Posted Monday, Nov 07, 2022
If your goal is saving money, buying a used car rather than a new one can save you big bucks in several ways.
Go to a local car dealership, enter the showroom, open the door to one of the vehicles on display, and breathe deeply. Ahhhh, new car smell. Intoxicating, isn’t it? Alluring to the point that you’ll spend, on average, about $13,500 in order to obtain it.
That’s right. According to Kelley Blue Book, in 2015, Americans spent, on average, more than $33,500 on new vehicles. Meanwhile, J.D. Power reported that in the 2015, the average used vehicle cost just over $20,000.

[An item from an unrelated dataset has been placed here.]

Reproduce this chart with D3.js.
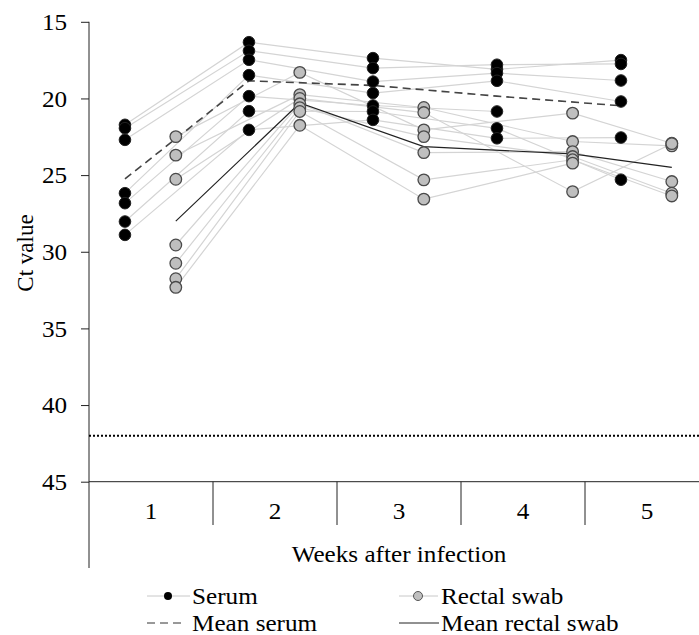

We’re talking about lightly used vehicles, the type J.D. Power describes when it claims that in 2015 the average used vehicle was 4.3 years old and had 51,554 miles on the odometer.
Sign the paperwork for a brand-new car, drive it off the lot, take a ride around town, and then return the car to the dealership. It isn’t a new car anymore. It is a used car. And because it is a used car, it is worth substantially less than you paid for it just an hour prior. After three years, Consumer Reports says your new car will be worth just 54 percent of what you paid for it, on average.
This is not true of all vehicles. For example, as this article is written, used Toyota FJ Cruisers are worth a far greater percentage of their original value than the typical used car. At the opposite end of the spectrum, in a nation awash in cheap gas, used Nissan Leaf electric cars might as well be free.
Beyond the issue of depreciation, you’ll pay less sales tax on a used car, insurance for a used car costs less, and in many states it is cheaper to register a used car than it is a new car.